### Data
------------------------------------

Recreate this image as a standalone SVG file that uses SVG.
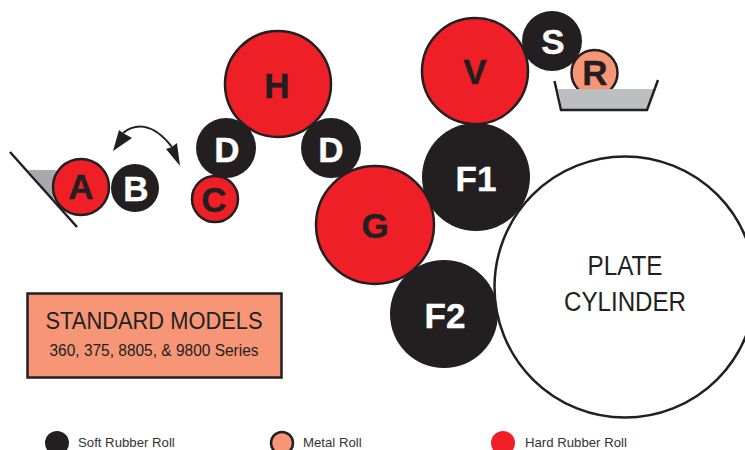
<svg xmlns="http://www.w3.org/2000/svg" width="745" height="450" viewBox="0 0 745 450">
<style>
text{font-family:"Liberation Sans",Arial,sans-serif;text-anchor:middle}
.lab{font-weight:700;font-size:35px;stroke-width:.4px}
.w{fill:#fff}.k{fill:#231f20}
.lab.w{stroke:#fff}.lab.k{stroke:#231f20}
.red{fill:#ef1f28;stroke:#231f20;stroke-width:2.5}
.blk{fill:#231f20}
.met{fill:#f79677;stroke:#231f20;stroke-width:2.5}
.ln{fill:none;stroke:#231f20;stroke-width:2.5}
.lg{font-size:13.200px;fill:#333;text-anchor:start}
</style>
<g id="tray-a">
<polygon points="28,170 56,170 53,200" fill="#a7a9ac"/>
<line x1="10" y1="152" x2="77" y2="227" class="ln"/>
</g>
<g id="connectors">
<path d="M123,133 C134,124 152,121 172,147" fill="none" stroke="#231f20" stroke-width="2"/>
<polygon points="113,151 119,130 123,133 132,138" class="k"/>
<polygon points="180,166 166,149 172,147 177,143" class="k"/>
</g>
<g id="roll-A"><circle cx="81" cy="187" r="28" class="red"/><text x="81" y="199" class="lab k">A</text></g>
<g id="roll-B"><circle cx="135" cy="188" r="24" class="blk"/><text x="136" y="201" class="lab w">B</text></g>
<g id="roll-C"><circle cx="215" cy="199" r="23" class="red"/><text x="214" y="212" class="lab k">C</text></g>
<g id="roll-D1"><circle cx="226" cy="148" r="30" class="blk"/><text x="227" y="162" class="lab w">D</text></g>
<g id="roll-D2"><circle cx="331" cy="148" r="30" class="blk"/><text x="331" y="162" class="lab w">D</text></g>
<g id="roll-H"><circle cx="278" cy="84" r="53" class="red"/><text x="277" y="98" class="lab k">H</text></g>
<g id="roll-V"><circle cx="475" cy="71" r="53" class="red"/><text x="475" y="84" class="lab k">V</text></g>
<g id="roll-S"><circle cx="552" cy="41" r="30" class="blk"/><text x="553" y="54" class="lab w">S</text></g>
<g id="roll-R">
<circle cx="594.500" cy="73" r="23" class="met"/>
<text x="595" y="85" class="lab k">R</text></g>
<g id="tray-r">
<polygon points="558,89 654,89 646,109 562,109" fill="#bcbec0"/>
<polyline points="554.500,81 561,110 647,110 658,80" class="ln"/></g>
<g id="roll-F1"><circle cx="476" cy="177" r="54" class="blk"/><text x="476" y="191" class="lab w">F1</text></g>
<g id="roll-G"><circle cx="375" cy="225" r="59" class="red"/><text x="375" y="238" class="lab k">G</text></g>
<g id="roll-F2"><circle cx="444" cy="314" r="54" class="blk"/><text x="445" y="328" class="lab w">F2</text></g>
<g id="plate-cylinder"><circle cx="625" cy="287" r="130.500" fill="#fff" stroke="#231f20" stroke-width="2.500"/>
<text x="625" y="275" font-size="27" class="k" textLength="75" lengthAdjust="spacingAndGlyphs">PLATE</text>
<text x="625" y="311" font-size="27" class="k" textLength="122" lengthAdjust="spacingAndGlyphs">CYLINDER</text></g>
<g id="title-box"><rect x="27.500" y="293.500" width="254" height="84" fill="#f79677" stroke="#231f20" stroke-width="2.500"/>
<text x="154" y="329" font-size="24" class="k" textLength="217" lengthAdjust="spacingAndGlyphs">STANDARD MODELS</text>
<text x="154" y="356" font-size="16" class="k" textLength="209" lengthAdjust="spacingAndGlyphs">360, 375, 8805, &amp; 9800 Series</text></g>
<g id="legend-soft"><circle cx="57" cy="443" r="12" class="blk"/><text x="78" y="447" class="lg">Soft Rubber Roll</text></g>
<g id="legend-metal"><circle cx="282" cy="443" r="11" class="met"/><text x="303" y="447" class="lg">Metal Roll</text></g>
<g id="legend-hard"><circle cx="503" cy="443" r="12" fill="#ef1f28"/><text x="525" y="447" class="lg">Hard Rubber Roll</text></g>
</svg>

------------------------------------

### Exercise description
Leave every image out, and retype the material exactly.

### Final answer
Recreate this image as a standalone SVG file that uses SVG.
<svg xmlns="http://www.w3.org/2000/svg" width="745" height="450" viewBox="0 0 745 450">
<style>
text{font-family:"Liberation Sans",Arial,sans-serif;text-anchor:middle}
.lab{font-weight:700;font-size:35px;stroke-width:.4px}
.w{fill:#fff}.k{fill:#231f20}
.lab.w{stroke:#fff}.lab.k{stroke:#231f20}
.red{fill:#ef1f28;stroke:#231f20;stroke-width:2.5}
.blk{fill:#231f20}
.met{fill:#f79677;stroke:#231f20;stroke-width:2.5}
.ln{fill:none;stroke:#231f20;stroke-width:2.5}
.lg{font-size:13.200px;fill:#333;text-anchor:start}
</style>
<g id="tray-a">
<polygon points="28,170 56,170 53,200" fill="#a7a9ac"/>
<line x1="10" y1="152" x2="77" y2="227" class="ln"/>
</g>
<g id="connectors">
<path d="M123,133 C134,124 152,121 172,147" fill="none" stroke="#231f20" stroke-width="2"/>
<polygon points="113,151 119,130 123,133 132,138" class="k"/>
<polygon points="180,166 166,149 172,147 177,143" class="k"/>
</g>
<g id="roll-A"><circle cx="81" cy="187" r="28" class="red"/><text x="81" y="199" class="lab k">A</text></g>
<g id="roll-B"><circle cx="135" cy="188" r="24" class="blk"/><text x="136" y="201" class="lab w">B</text></g>
<g id="roll-C"><circle cx="215" cy="199" r="23" class="red"/><text x="214" y="212" class="lab k">C</text></g>
<g id="roll-D1"><circle cx="226" cy="148" r="30" class="blk"/><text x="227" y="162" class="lab w">D</text></g>
<g id="roll-D2"><circle cx="331" cy="148" r="30" class="blk"/><text x="331" y="162" class="lab w">D</text></g>
<g id="roll-H"><circle cx="278" cy="84" r="53" class="red"/><text x="277" y="98" class="lab k">H</text></g>
<g id="roll-V"><circle cx="475" cy="71" r="53" class="red"/><text x="475" y="84" class="lab k">V</text></g>
<g id="roll-S"><circle cx="552" cy="41" r="30" class="blk"/><text x="553" y="54" class="lab w">S</text></g>
<g id="roll-R">
<circle cx="594.500" cy="73" r="23" class="met"/>
<text x="595" y="85" class="lab k">R</text></g>
<g id="tray-r">
<polygon points="558,89 654,89 646,109 562,109" fill="#bcbec0"/>
<polyline points="554.500,81 561,110 647,110 658,80" class="ln"/></g>
<g id="roll-F1"><circle cx="476" cy="177" r="54" class="blk"/><text x="476" y="191" class="lab w">F1</text></g>
<g id="roll-G"><circle cx="375" cy="225" r="59" class="red"/><text x="375" y="238" class="lab k">G</text></g>
<g id="roll-F2"><circle cx="444" cy="314" r="54" class="blk"/><text x="445" y="328" class="lab w">F2</text></g>
<g id="plate-cylinder"><circle cx="625" cy="287" r="130.500" fill="#fff" stroke="#231f20" stroke-width="2.500"/>
<text x="625" y="275" font-size="27" class="k" textLength="75" lengthAdjust="spacingAndGlyphs">PLATE</text>
<text x="625" y="311" font-size="27" class="k" textLength="122" lengthAdjust="spacingAndGlyphs">CYLINDER</text></g>
<g id="title-box"><rect x="27.500" y="293.500" width="254" height="84" fill="#f79677" stroke="#231f20" stroke-width="2.500"/>
<text x="154" y="329" font-size="24" class="k" textLength="217" lengthAdjust="spacingAndGlyphs">STANDARD MODELS</text>
<text x="154" y="356" font-size="16" class="k" textLength="209" lengthAdjust="spacingAndGlyphs">360, 375, 8805, &amp; 9800 Series</text></g>
<g id="legend-soft"><circle cx="57" cy="443" r="12" class="blk"/><text x="78" y="447" class="lg">Soft Rubber Roll</text></g>
<g id="legend-metal"><circle cx="282" cy="443" r="11" class="met"/><text x="303" y="447" class="lg">Metal Roll</text></g>
<g id="legend-hard"><circle cx="503" cy="443" r="12" fill="#ef1f28"/><text x="525" y="447" class="lg">Hard Rubber Roll</text></g>
</svg>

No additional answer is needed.